(Records for this task)
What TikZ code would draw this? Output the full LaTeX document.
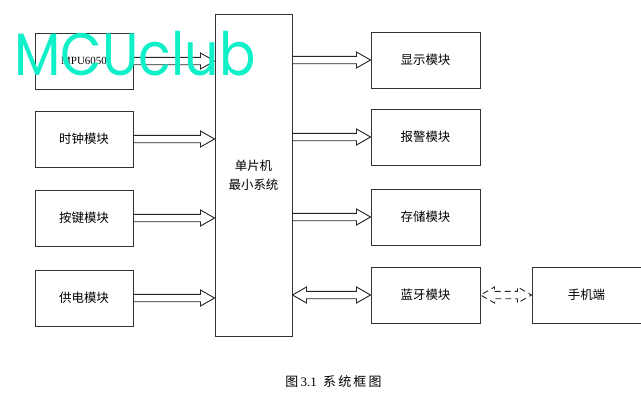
\documentclass[tikz,border=0pt]{standalone}
\usepackage{fontspec}
\setmainfont{Liberation Serif}
\newfontfamily\cjk{Noto Sans CJK SC}
\newfontfamily\logofont{Poppins}
\usetikzlibrary{calc,positioning}

\definecolor{logocyan}{RGB}{16,240,200}

\tikzset{
  module/.style={draw=black!80, line width=1bp, minimum width=98bp, minimum height=56bp,
    inner sep=0pt, font=\cjk\fontsize{12.5}{15}\selectfont},
  wide/.style={minimum width=109bp},
  core/.style={draw=black!80, line width=1bp, minimum width=77bp, minimum height=322bp,
    inner sep=0pt, align=center, font=\cjk\fontsize{12.5}{19}\selectfont},
  fat/.style={draw=black!85, line width=0.9bp, to path={
    ($(\tikztostart)+(0,3.7bp)$) -- ($(\tikztotarget)+(-14bp,3.7bp)$)
    -- ($(\tikztotarget)+(-14bp,8bp)$) -- (\tikztotarget)
    -- ($(\tikztotarget)+(-14bp,-8bp)$) -- ($(\tikztotarget)+(-14bp,-3.7bp)$)
    -- ($(\tikztostart)+(0,-3.7bp)$)}},
  fat both/.style={draw=black!85, line width=0.9bp, to path={
    ($(\tikztostart)+(14bp,3.7bp)$) -- ($(\tikztotarget)+(-14bp,3.7bp)$)
    -- ($(\tikztotarget)+(-14bp,8bp)$) -- (\tikztotarget)
    -- ($(\tikztotarget)+(-14bp,-8bp)$) -- ($(\tikztotarget)+(-14bp,-3.7bp)$)
    -- ($(\tikztostart)+(14bp,-3.7bp)$) -- ($(\tikztostart)+(14bp,-8bp)$)
    -- (\tikztostart) -- ($(\tikztostart)+(14bp,8bp)$) -- cycle}},
  logo/.style={text=logocyan, inner sep=0pt, xscale=0.9, font=\logofont\fontsize{60}{60}\selectfont}
}

\begin{document}
\begin{tikzpicture}
  \useasboundingbox[fill=white] (0,0) rectangle (641bp,-402bp);
  \node[module, font=\fontsize{11}{13}\selectfont] (mpu) at (84bp,-61bp) {MPU6050};
  \node[module] (clock) [below=21bp of mpu] {时钟模块};
  \node[module] (key) [below=22bp of clock] {按键模块};
  \node[module] (power) [below=23bp of key] {供电模块};
  \node[core] (mcu) at (253.5bp,-175bp) {单片机\\最小系统};
  \node[module, wide] (lcd) at (425.5bp,-60bp) {显示模块};
  \node[module, wide] (alarm) [below=20bp of lcd] {报警模块};
  \node[module, wide] (store) [below=23bp of alarm] {存储模块};
  \node[module, wide] (ble) [below=21bp of store] {蓝牙模块};
  \node[module, wide] (phone) [right=51bp of ble] {手机端};
  \path
  (mpu.east) edge[fat] (mpu.east -| mcu.west)
  (clock.east) edge[fat] (clock.east -| mcu.west)
  (key.east) edge[fat] (key.east -| mcu.west)
  (power.east) edge[fat] (power.east -| mcu.west)
  (lcd.west -| mcu.east) edge[fat] (lcd.west)
  (alarm.west -| mcu.east) edge[fat] (alarm.west)
  (store.west -| mcu.east) edge[fat] (store.west)
  (ble.west -| mcu.east) edge[fat both] (ble.west)
  (ble.east) edge[fat both, dash pattern=on 6bp off 4bp] (phone.west);
  \node[font=\fontsize{13}{15}\selectfont] (caption) at (333.5bp,-382bp)
    {{\cjk 图}\,3.1\ \ {\cjk 系\,统\,框\,图}};
  \node[logo] (watermark) at (135bp,-54bp) {MCUclub};
\end{tikzpicture}
\end{document}
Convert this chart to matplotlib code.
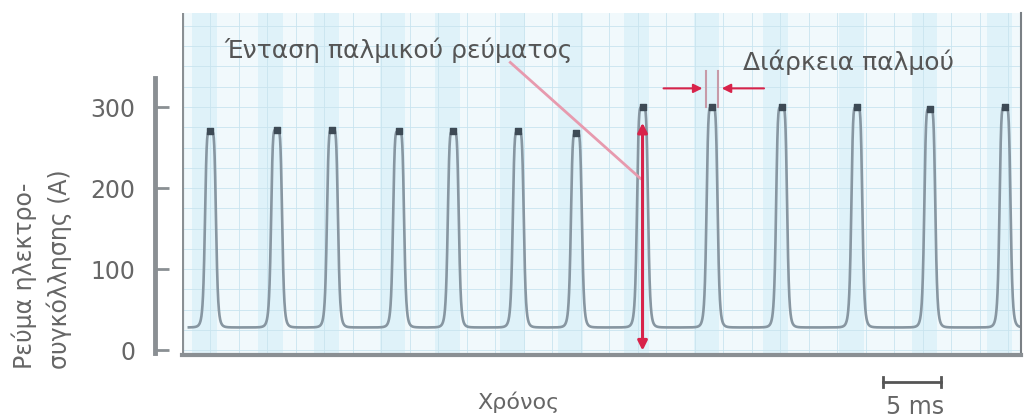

(Exercise brief)
All records above are to be printed exactly, minus the pictures they contain.

(Solution)
What TikZ code would draw this? Output the full LaTeX document.
\documentclass[tikz,border=0pt]{standalone}
\usepackage{fontspec}
\setmainfont{Liberation Serif}
\newfontfamily\cjk{Noto Sans CJK SC}
\newfontfamily\logofont{Poppins}
\usetikzlibrary{calc,positioning}

\definecolor{logocyan}{RGB}{16,240,200}

\tikzset{
  module/.style={draw=black!80, line width=1bp, minimum width=98bp, minimum height=56bp,
    inner sep=0pt, font=\cjk\fontsize{12.5}{15}\selectfont},
  wide/.style={minimum width=109bp},
  core/.style={draw=black!80, line width=1bp, minimum width=77bp, minimum height=322bp,
    inner sep=0pt, align=center, font=\cjk\fontsize{12.5}{19}\selectfont},
  fat/.style={draw=black!85, line width=0.9bp, to path={
    ($(\tikztostart)+(0,3.7bp)$) -- ($(\tikztotarget)+(-14bp,3.7bp)$)
    -- ($(\tikztotarget)+(-14bp,8bp)$) -- (\tikztotarget)
    -- ($(\tikztotarget)+(-14bp,-8bp)$) -- ($(\tikztotarget)+(-14bp,-3.7bp)$)
    -- ($(\tikztostart)+(0,-3.7bp)$)}},
  fat both/.style={draw=black!85, line width=0.9bp, to path={
    ($(\tikztostart)+(14bp,3.7bp)$) -- ($(\tikztotarget)+(-14bp,3.7bp)$)
    -- ($(\tikztotarget)+(-14bp,8bp)$) -- (\tikztotarget)
    -- ($(\tikztotarget)+(-14bp,-8bp)$) -- ($(\tikztotarget)+(-14bp,-3.7bp)$)
    -- ($(\tikztostart)+(14bp,-3.7bp)$) -- ($(\tikztostart)+(14bp,-8bp)$)
    -- (\tikztostart) -- ($(\tikztostart)+(14bp,8bp)$) -- cycle}},
  logo/.style={text=logocyan, inner sep=0pt, xscale=0.9, font=\logofont\fontsize{60}{60}\selectfont}
}

\begin{document}
\begin{tikzpicture}
  \useasboundingbox[fill=white] (0,0) rectangle (641bp,-402bp);
  \node[module, font=\fontsize{11}{13}\selectfont] (mpu) at (84bp,-61bp) {MPU6050};
  \node[module] (clock) [below=21bp of mpu] {时钟模块};
  \node[module] (key) [below=22bp of clock] {按键模块};
  \node[module] (power) [below=23bp of key] {供电模块};
  \node[core] (mcu) at (253.5bp,-175bp) {单片机\\最小系统};
  \node[module, wide] (lcd) at (425.5bp,-60bp) {显示模块};
  \node[module, wide] (alarm) [below=20bp of lcd] {报警模块};
  \node[module, wide] (store) [below=23bp of alarm] {存储模块};
  \node[module, wide] (ble) [below=21bp of store] {蓝牙模块};
  \node[module, wide] (phone) [right=51bp of ble] {手机端};
  \path
  (mpu.east) edge[fat] (mpu.east -| mcu.west)
  (clock.east) edge[fat] (clock.east -| mcu.west)
  (key.east) edge[fat] (key.east -| mcu.west)
  (power.east) edge[fat] (power.east -| mcu.west)
  (lcd.west -| mcu.east) edge[fat] (lcd.west)
  (alarm.west -| mcu.east) edge[fat] (alarm.west)
  (store.west -| mcu.east) edge[fat] (store.west)
  (ble.west -| mcu.east) edge[fat both] (ble.west)
  (ble.east) edge[fat both, dash pattern=on 6bp off 4bp] (phone.west);
  \node[font=\fontsize{13}{15}\selectfont] (caption) at (333.5bp,-382bp)
    {{\cjk 图}\,3.1\ \ {\cjk 系\,统\,框\,图}};
  \node[logo] (watermark) at (135bp,-54bp) {MCUclub};
\end{tikzpicture}
\end{document}
Convert this chart to matplotlib code.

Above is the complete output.